» **Instruction**
Spot each line in the records below where the word "with" occurs, then copy it.
## BEGIN Task input
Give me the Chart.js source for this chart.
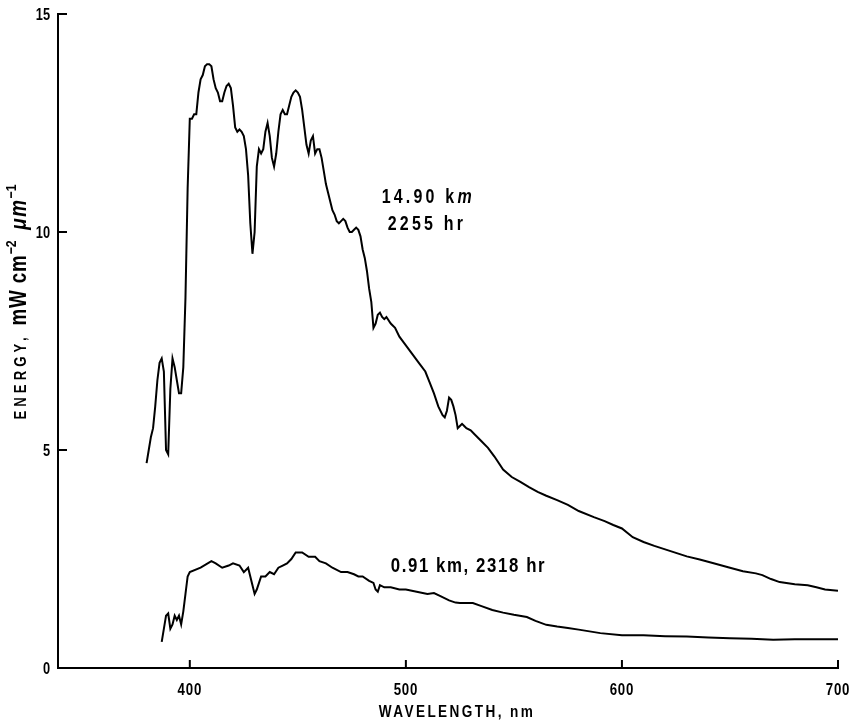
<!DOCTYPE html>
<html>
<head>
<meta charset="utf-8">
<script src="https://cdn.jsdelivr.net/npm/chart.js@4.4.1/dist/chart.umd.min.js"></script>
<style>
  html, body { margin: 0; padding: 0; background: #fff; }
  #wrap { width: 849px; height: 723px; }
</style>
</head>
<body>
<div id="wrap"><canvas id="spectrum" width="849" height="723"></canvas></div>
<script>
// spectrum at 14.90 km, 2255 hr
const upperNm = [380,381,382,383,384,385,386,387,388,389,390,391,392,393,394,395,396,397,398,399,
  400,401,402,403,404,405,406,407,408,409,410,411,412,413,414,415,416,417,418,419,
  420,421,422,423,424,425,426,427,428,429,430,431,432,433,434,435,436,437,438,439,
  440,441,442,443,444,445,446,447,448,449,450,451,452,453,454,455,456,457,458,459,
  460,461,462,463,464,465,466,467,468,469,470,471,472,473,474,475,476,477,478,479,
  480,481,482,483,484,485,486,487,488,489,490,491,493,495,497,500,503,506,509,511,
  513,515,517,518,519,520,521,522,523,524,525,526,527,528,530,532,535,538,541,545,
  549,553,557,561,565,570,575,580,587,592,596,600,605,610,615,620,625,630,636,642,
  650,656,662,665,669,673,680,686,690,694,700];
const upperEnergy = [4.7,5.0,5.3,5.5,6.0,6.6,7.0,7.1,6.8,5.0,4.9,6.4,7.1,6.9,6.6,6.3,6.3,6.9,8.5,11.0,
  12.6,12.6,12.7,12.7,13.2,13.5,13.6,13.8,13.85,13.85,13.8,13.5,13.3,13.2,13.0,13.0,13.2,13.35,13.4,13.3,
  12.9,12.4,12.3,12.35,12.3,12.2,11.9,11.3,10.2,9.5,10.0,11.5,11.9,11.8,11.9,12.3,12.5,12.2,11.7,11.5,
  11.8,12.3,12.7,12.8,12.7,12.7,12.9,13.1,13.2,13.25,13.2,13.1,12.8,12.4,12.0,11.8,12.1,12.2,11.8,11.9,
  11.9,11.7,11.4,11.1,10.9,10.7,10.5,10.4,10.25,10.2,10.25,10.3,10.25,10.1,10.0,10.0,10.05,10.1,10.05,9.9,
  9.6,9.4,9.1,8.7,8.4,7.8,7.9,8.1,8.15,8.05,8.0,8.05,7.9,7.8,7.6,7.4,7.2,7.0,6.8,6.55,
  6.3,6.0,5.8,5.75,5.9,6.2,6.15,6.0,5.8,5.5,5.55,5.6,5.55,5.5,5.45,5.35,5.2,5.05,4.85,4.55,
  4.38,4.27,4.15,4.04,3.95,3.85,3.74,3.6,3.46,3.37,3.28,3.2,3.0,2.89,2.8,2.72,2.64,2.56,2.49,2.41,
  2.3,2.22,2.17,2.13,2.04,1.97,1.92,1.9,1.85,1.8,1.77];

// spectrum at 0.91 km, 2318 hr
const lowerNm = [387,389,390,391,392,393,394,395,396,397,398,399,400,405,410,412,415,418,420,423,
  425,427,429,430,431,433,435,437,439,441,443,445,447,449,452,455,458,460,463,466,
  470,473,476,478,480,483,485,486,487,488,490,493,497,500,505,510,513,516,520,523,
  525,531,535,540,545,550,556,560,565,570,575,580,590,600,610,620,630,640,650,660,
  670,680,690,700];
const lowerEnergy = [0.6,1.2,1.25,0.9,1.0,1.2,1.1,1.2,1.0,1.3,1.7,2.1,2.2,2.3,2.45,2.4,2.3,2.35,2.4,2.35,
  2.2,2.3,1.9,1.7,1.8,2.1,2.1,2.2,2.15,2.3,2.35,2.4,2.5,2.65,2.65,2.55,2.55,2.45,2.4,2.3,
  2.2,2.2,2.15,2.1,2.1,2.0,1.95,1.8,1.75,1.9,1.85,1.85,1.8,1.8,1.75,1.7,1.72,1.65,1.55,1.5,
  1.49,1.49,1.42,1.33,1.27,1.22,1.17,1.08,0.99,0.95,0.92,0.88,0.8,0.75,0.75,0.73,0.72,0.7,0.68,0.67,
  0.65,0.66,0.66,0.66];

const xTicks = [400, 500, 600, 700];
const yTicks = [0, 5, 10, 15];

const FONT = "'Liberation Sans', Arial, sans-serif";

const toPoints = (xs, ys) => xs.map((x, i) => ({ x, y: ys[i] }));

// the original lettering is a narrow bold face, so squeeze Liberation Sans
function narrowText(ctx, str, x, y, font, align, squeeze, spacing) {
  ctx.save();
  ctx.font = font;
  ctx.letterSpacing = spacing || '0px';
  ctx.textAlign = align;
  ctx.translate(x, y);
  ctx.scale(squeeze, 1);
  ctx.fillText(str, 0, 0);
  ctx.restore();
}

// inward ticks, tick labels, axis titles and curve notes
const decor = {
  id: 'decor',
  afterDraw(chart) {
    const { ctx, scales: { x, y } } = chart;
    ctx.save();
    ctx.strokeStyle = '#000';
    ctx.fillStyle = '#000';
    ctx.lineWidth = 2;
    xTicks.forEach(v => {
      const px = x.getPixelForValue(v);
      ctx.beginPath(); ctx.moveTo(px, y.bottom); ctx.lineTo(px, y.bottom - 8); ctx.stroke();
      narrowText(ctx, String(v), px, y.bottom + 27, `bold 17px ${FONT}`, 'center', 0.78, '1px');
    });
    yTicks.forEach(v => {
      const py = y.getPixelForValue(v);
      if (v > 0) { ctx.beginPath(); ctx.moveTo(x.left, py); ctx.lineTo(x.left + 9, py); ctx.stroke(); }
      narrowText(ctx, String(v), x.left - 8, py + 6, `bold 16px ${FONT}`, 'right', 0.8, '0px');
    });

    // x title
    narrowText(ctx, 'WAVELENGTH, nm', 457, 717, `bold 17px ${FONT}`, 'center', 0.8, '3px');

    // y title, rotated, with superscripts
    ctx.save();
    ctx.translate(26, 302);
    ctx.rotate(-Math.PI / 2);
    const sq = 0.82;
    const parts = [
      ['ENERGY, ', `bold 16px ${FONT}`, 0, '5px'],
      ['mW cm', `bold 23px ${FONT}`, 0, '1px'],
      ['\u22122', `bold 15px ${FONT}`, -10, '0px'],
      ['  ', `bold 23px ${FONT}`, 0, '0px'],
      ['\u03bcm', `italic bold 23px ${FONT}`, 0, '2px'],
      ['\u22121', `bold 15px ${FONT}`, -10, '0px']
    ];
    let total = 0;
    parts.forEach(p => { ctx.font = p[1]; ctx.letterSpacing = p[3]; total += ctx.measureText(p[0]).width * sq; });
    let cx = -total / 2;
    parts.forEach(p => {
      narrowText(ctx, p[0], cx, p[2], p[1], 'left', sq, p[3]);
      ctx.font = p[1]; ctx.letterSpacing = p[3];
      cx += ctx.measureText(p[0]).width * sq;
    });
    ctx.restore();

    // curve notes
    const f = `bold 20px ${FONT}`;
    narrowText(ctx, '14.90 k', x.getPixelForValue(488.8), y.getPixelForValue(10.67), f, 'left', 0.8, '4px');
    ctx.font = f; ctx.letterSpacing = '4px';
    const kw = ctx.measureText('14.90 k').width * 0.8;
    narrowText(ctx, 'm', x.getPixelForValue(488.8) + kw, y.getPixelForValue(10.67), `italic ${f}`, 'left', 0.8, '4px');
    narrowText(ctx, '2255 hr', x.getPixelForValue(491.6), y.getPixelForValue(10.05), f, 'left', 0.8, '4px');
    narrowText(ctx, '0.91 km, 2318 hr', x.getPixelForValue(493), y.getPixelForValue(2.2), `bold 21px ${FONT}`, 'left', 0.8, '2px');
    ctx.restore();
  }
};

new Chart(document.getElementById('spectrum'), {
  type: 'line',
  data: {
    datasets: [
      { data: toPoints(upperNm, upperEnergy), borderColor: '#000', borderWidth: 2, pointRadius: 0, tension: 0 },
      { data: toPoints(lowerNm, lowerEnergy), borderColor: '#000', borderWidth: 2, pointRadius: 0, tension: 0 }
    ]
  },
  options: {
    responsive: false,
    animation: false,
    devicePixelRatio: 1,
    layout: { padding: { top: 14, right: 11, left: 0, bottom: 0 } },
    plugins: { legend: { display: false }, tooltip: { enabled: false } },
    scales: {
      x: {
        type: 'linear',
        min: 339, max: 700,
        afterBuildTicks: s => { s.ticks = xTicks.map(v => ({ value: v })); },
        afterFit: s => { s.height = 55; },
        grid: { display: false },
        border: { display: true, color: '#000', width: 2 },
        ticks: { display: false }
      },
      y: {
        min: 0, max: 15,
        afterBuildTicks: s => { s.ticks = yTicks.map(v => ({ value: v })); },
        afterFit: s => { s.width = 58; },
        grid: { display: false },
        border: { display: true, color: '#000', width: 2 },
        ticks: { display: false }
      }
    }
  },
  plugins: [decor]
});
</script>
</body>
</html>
## END Task input
## BEGIN Task input
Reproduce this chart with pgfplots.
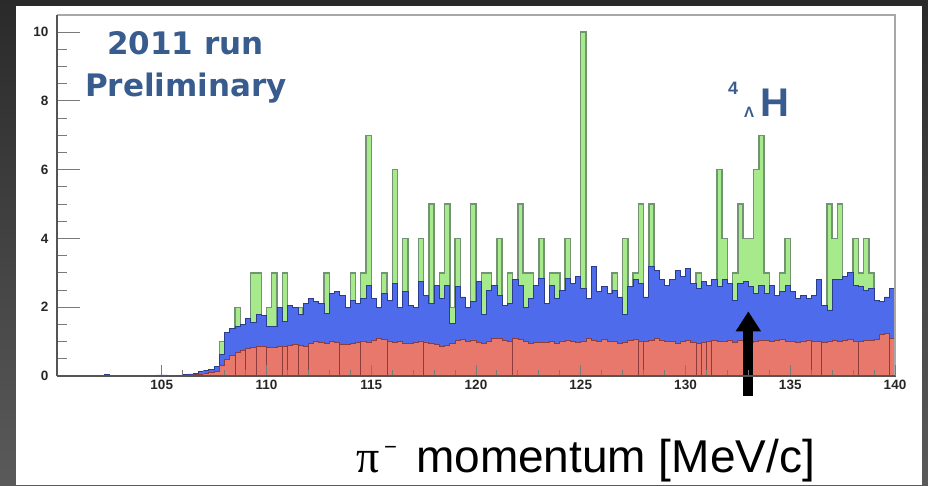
## END Task input
» **Full answer**
    // y title, rotated, with superscripts
Reproduce this chart with pgfplots.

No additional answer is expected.